The Phnom Penh municipal health department on Monday said that it would allow a health center claiming to cure diseases such as cancer and diabetes through “detox” treatments to remain open, despite previous claims that it had already been shut down.
Sok Sokun, director of the municipal health department, said Monday that it was the Health Ministry’s fault that Immanuel Bicom True Healing had been operating without a license, backtracking from his statements last week, when he said that the center had already been closed by authorities.
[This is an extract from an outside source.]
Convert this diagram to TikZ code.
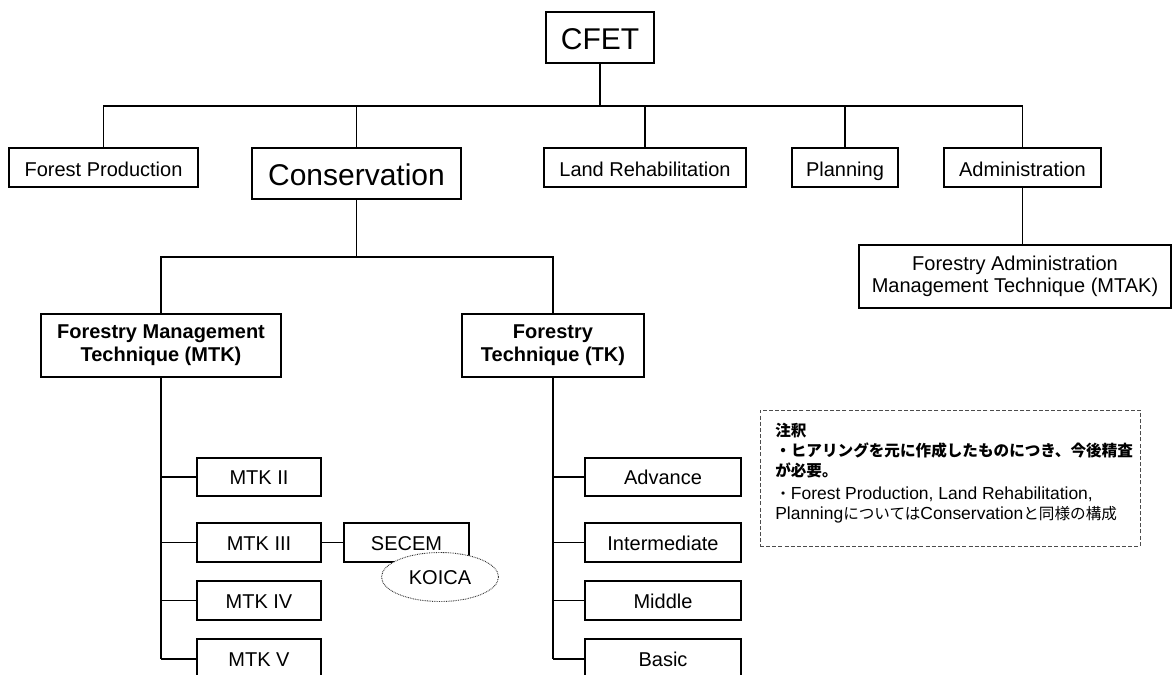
\documentclass[tikz,border=0pt]{standalone}
\usepackage{fontspec}
\setmainfont{Liberation Sans}
\newfontfamily\jpfont{Noto Sans CJK JP}
\usetikzlibrary{shapes.geometric}
\newcommand\jptext[1]{{\jpfont\fontsize{11.7}{14}\selectfont #1}}
\begin{document}
\begin{tikzpicture}[x=0.75pt,y=-0.75pt,
  % frame={x1}{y1}{x2}{y2}: box spanning the two corners
  frame/.style n args={4}{minimum width={(#3-#1)*0.75pt}, minimum height={(#4-#2)*0.75pt},
    at={({(#1+#3)/2},{(#2+#4)/2})}},
  box/.style={draw, rectangle, inner sep=0pt, outer sep=0pt, line width=1pt,
    align=center, font=\fontsize{15}{17.25}\selectfont},
  onebox/.style={box, text height=11.5pt, text depth=0pt},
  deptbox/.style={box, text height=13.7pt, text depth=0pt},
  bigbox/.style={box, font=\fontsize{22.5}{26}\selectfont, text height=17.8pt, text depth=0pt},
  boldbox/.style={box, font=\bfseries\fontsize{15}{17.25}\selectfont},
  link/.style={line width=1pt},
  trunk/.style={line width=1.5pt},
  notebox/.style={draw=black!70, dash pattern=on 3pt off 1.6pt, line width=0.75pt, inner sep=0pt},
  noteline/.style={anchor=base west, inner sep=0pt, font=\fontsize{13.1}{15}\selectfont},
  cloud/.style={ellipse, draw=black!80, dash pattern=on 0.6pt off 0.7pt, line width=0.7pt,
    fill=white, inner sep=0pt, font=\fontsize{15}{17.25}\selectfont,
    text height=11.5pt, text depth=0pt},
]
\useasboundingbox (0,0) rectangle (1172,675);

% top level
\node[bigbox, frame={546}{12}{654}{63}] (cfet) {CFET};

% departments
\node[deptbox, frame={9}{148}{198}{187}] (fp) {Forest Production};
\node[bigbox, frame={252}{148}{461}{199}] (cons) {Conservation};
\node[deptbox, frame={544}{148}{746}{187}] (lr) {Land Rehabilitation};
\node[deptbox, frame={792}{148}{898}{187}] (plan) {Planning};
\node[deptbox, frame={944}{148}{1101}{187}] (adm) {Administration};
\node[box, frame={859}{245}{1171}{308}, font=\fontsize{15}{16.5}\selectfont] (mtak)
  {Forestry Administration\\Management Technique (MTAK)};

% department bus
\path (cfet.south) ++(0,43) coordinate (bus1);
\draw[link] (cfet.south) -- (bus1);
\draw[link] (fp.north) |- (bus1) -| (adm.north);
\foreach \n in {cons,lr,plan} \draw[link] (\n.north) -- (\n.north |- bus1);
\draw[link] (adm.south) -- (adm.south |- mtak.north);

% conservation programmes
\node[boldbox, frame={41}{314}{281}{377}] (mtk) {Forestry Management\\Technique (MTK)};
\node[boldbox, frame={462}{314}{644}{377}] (tk) {Forestry\\Technique (TK)};
\path (cons.south) ++(0,58) coordinate (bus2);
\draw[link] (cons.south) -- (bus2);
\draw[link] (mtk.north) |- (bus2) -| (tk.north);

% MTK levels
\node[onebox, frame={197}{458}{321}{496}] (m2) {MTK II};
\node[onebox, frame={197}{523}{321}{562}] (m3) {MTK III};
\node[onebox, frame={197}{581}{321}{620}] (m4) {MTK IV};
\node[onebox, frame={197}{639}{321}{679}] (m5) {MTK V};
\draw[trunk] (mtk.south) -- (mtk.south |- m5.west);
\foreach \n in {m2,m3,m4,m5} \draw[link] (\n.west) -- (\n.west -| mtk.south);

\node[onebox, frame={344}{523}{469}{562}] (secem) {SECEM};
\draw[link] (m3.east) -- (secem.west);
\node[cloud, minimum width=87.75pt, minimum height=36.75pt] (koica) at (440,577) {KOICA};

% TK levels
\node[onebox, frame={585}{458}{741}{496}] (t1) {Advance};
\node[onebox, frame={585}{523}{741}{562}] (t2) {Intermediate};
\node[onebox, frame={585}{581}{741}{620}] (t3) {Middle};
\node[onebox, frame={585}{639}{741}{679}] (t4) {Basic};
\draw[trunk] (tk.south) -- (tk.south |- t4.west);
\foreach \n in {t1,t2,t3,t4} \draw[link] (\n.west) -- (\n.west -| tk.south);

% remarks
\node[notebox, frame={760}{410}{1140}{546}] (note) {};
\node[noteline] (n1) at (775,436) {\jptext{\bfseries 注釈}};
\node[noteline] (n2) at (775,456) {\jptext{\bfseries ・ヒアリングを元に作成したものにつき、今後精査}};
\node[noteline] (n3) at (775,476) {\jptext{\bfseries が必要。}};
\node[noteline] (n4) at (775,499) {\jptext{・}Forest Production, Land Rehabilitation,};
\node[noteline] (n5) at (775,519) {Planning\jptext{については}Conservation\jptext{と同様の構成}};
\end{tikzpicture}
\end{document}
“The reason the clinic has no license yet is that the Ministry [of Health] is very slow,” Mr. Sokun said, adding that the Immanuel Bicom was still in the process of obtaining a license, although it had not been able to prove that it employed trained medical staff or doctors.
The center, which has been open for almost three months, has treated several patients for a number of ailments, including cancer, owner Helena Kun Lim has said. Ms. Kun Lim claims that all diseases are caused by toxins in the air, water and food, and can be cured by machines that remove these toxins.
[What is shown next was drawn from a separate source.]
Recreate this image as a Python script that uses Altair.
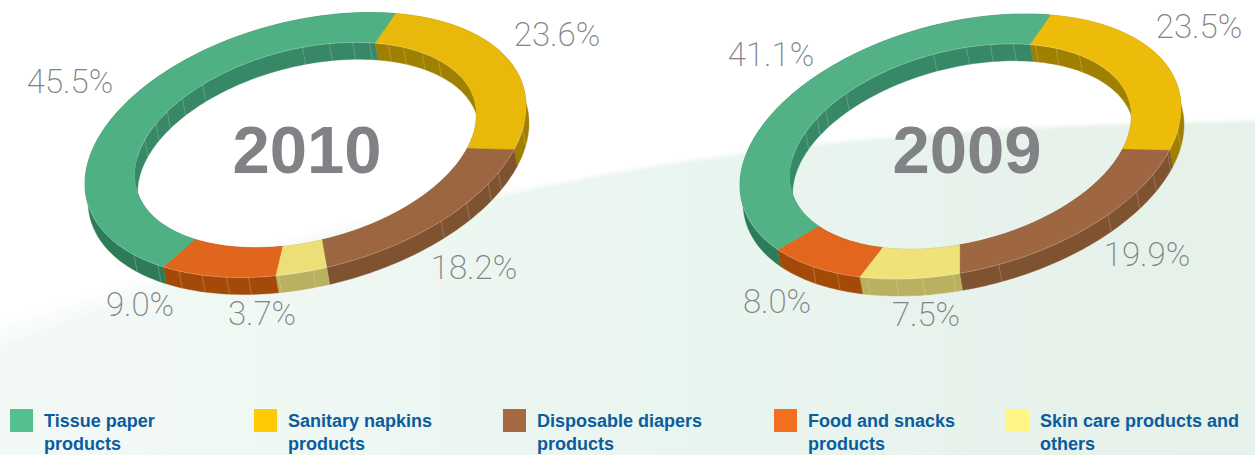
import math
import numpy as np
import altair as alt

# Sales mix by product group, in percent
categories = ["Tissue paper products", "Sanitary napkins products", "Disposable diapers products",
              "Food and snacks products", "Skin care products and others"]
years = ["2010", "2009"]
shares = {
    "2010": [45.5, 23.6, 18.2, 9.0, 3.7],
    "2009": [41.1, 23.5, 19.9, 8.0, 7.5],
}
# Clockwise drawing order around each ring
ring_order = [1, 2, 4, 3, 0]

top_colors = {
    "2010": ["#4FB083", "#E8B90A", "#9B6640", "#E0661E", "#ECDF78"],
    "2009": ["#52B185", "#EDBC0A", "#9E6641", "#E2661E", "#EFE279"],
}
inner_wall_colors = ["#378866", "#A08000", "#7F5230", "#A44A08", "#B9B060"]
outer_wall_colors = ["#2E7B59", "#A08000", "#7F5230", "#A44A08", "#B9B060"]
legend_colors = ["#55BF8E", "#FFCB05", "#A66A42", "#F47021", "#FFF685"]

legend_lines = [["Tissue paper", "products"], ["Sanitary napkins", "products"],
                ["Disposable diapers", "products"], ["Food and snacks", "products"],
                ["Skin care products and", "others"]]
legend_swatch_x = [10, 254, 503, 774, 1006]
legend_text_x = [44, 288, 537, 808, 1040]

# Ring geometry: an extruded, tilted ellipse
ring_center = {"2010": (305.5, 145.0), "2009": (960.5, 146.5)}
RX, RY, SKEW, HOLE = 220.5, 132.5, 17.0, 0.775
EXTRUDE = (3.0, 17.0)
START_ANGLE = 66.0

# Angles of the thin facet seams on the walls
inner_seams = {"2010": [39, 47, 55, 61, 68, 74, 82, 91, 127, 136, 144, 151, 160],
               "2009": [46, 56, 64, 72, 80, 88, 99, 132, 142, 147, 155]}
outer_seams = {"2010": [-10, -29, -34, -43, -52, -88, -97, -105, -111, -118, -125, -132, -141],
               "2009": [-10, -20, -29, -37, -48, -80, -92, -100, -107, -115, -124, -132]}

label_pos = {
    "2010": [(70, 83), (557, 36), (474, 269), (140, 306), (262, 315)],
    "2009": [(771, 56), (1199, 28), (1147, 256), (777, 303), (926, 316)],
}
year_pos = {"2010": (307, 153), "2009": (967, 153)}


def rim(year, t, scale=1.0, drop=False):
    cx, cy = ring_center[year]
    a = math.radians(t)
    x = cx + RX * scale * math.cos(a)
    y = cy - RY * scale * math.sin(a + math.radians(SKEW))
    if drop:
        x += EXTRUDE[0]
        y += EXTRUDE[1]
    return [round(x, 2), round(y, 2)]


def arc(year, t0, t1, scale=1.0, drop=False):
    n = max(2, int(abs(t1 - t0) / 1.5) + 2)
    return [rim(year, t, scale, drop) for t in np.linspace(t0, t1, n)]


def feature(kind, coords, color=None):
    return {"type": "Feature", "properties": {"color": color},
            "geometry": {"type": kind, "coordinates": coords}}


walls, tops, seams = [], [], []
for year in years:
    t = START_ANGLE
    for idx in ring_order:
        end = t - shares[year][idx] * 3.6
        outer = arc(year, t, end)
        inner = arc(year, end, t, HOLE)
        outer_low = arc(year, end, t, 1.0, True)
        inner_low = arc(year, t, end, HOLE, True)
        walls.append(feature("Polygon", [outer + outer_low + [outer[0]]], outer_wall_colors[idx]))
        walls.append(feature("Polygon", [inner_low + inner + [inner_low[0]]], inner_wall_colors[idx]))
        tops.append(feature("Polygon", [outer + inner + [outer[0]]], top_colors[year][idx]))
        t = end
    for s in inner_seams[year]:
        seams.append(feature("LineString", [rim(year, s, HOLE), rim(year, s, HOLE, True)]))
    for s in outer_seams[year]:
        seams.append(feature("LineString", [rim(year, s), rim(year, s, 1.0, True)]))
    # bright rims where the top surface meets the walls
    seams.append(feature("LineString", arc(year, -8, -170)))
    seams.append(feature("LineString", arc(year, 25, 170, HOLE)))

# Pale backdrop sweeping up to the right, its edge softer towards the left
edge_x = np.array([0, 100, 170, 330, 500, 560, 740, 1000, 1130, 1255])
edge_y = np.array([342, 317, 285, 238, 195, 185, 160, 130, 125, 124])
fit = np.polyfit(edge_x, edge_y, 4)
curve_x = np.linspace(0, 1255, 90)


def backdrop_shape(lift):
    curve = []
    for x in curve_x:
        soft = max(0.2, 1.0 - x / 700.0)
        curve.append([round(float(x), 1), round(float(np.polyval(fit, x) - lift * soft), 1)])
    return feature("Polygon", [curve + [[1255, 455], [0, 455], curve[0]]])


frame = feature("Polygon", [[[0, 0], [1255, 0], [1255, 455], [0, 455], [0, 0]]])

projection = alt.Projection(type="identity", scale=1, translate=[0, 0])


def geo(rows):
    return alt.Chart(alt.Data(values=rows))


backdrop_fill = alt.LinearGradient(
    gradient="linear", x1=0, x2=1, y1=0, y2=0,
    stops=[alt.GradientStop(color="#F3F9F6", offset=0),
           alt.GradientStop(color="#F0F8F4", offset=0.2),
           alt.GradientStop(color="#E9F5EF", offset=0.55),
           alt.GradientStop(color="#E5F1E9", offset=0.95)],
)

frame_layer = geo([frame]).mark_geoshape(fill="#ffffff", stroke=None).project(**projection.to_dict())
backdrop_layers = [
    geo([backdrop_shape(lift)]).mark_geoshape(stroke=None, fill=backdrop_fill, opacity=alpha)
    .project(**projection.to_dict())
    for lift, alpha in [(24, 0.2), (16, 0.3), (8, 0.45), (0, 1.0)]
]

fill_by_color = alt.Fill("properties.color:N", scale=None, legend=None)
wall_layer = geo(walls).mark_geoshape(strokeWidth=0.4).encode(
    fill=fill_by_color, stroke=alt.Stroke("properties.color:N", scale=None, legend=None)
).project(**projection.to_dict())
top_layer = geo(tops).mark_geoshape(strokeWidth=0.4).encode(
    fill=fill_by_color, stroke=alt.Stroke("properties.color:N", scale=None, legend=None)
).project(**projection.to_dict())
seam_layer = geo(seams).mark_geoshape(
    filled=False, stroke="#ffffff", strokeWidth=0.5, strokeOpacity=0.4
).project(**projection.to_dict())

percent_rows = []
for year in years:
    for value, (x, y) in zip(shares[year], label_pos[year]):
        percent_rows.append({"label": f"{value:.1f}%", "px": x, "py": y})
year_rows = [{"label": y, "px": year_pos[y][0], "py": year_pos[y][1]} for y in years]
swatch_rows = [{"px": x + 11.5, "py": 420.5, "color": c} for x, c in zip(legend_swatch_x, legend_colors)]
legend_rows = []
for x, lines in zip(legend_text_x, legend_lines):
    for i, line in enumerate(lines):
        legend_rows.append({"label": line, "px": x, "py": 427 + 23 * i})

px = alt.X("px:Q", scale=None, axis=None)
py = alt.Y("py:Q", scale=None, axis=None)

percent_layer = alt.Chart(alt.Data(values=percent_rows)).mark_text(
    font="Roboto", fontWeight=200, fontSize=33, color="#808285", align="center", baseline="middle"
).encode(x=px, y=py, text="label:N")
year_layer = alt.Chart(alt.Data(values=year_rows)).mark_text(
    font="Liberation Sans", fontWeight="bold", fontSize=67, color="#808285", align="center", baseline="middle"
).encode(x=px, y=py, text="label:N")
swatch_layer = alt.Chart(alt.Data(values=swatch_rows)).mark_square(size=529, opacity=1).encode(
    x=px, y=py, color=alt.Color("color:N", scale=None, legend=None)
)
legend_layer = alt.Chart(alt.Data(values=legend_rows)).mark_text(
    font="Liberation Sans", fontWeight="bold", fontSize=18, color="#0B5C9E", align="left", baseline="alphabetic"
).encode(x=px, y=py, text="label:N")

chart = alt.layer(
    frame_layer, *backdrop_layers, wall_layer, top_layer, seam_layer,
    percent_layer, year_layer, swatch_layer, legend_layer,
).properties(width=1255, height=455, padding=0, autosize=alt.AutoSizeParams(type="none"),
             background="#ffffff").configure_view(stroke=None)

chart.save("out.html", embed_options={"renderer": "svg", "actions": False})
Mr. Sokun said that if the clinic employed a doctor, it would receive a license and remain open.
“They must have a certified doctor before getting their license,” he said.
However, Saing Sary, director of the Ministry of Health’s department of hospitals, said Monday that Immanuel should have never begun treating patients, as it was necessary to obtain a license beforehand.
“Even though they are in the process to get a license, they cannot open for business or treatment now,” Mr. Sary said.
He said that Immanuel Bicom, which is located in the Boeng Keng Kang neighborhood, lacks professionally trained health staff and proper equipment to treat patients for serious ailments.
“Operating such a cheating clinic is like killing people,” Mr. Sary said. “If the Phnom Penh municipal department of health does not shut it down, then the Ministry of Health’s hospital department will shut it down directly.”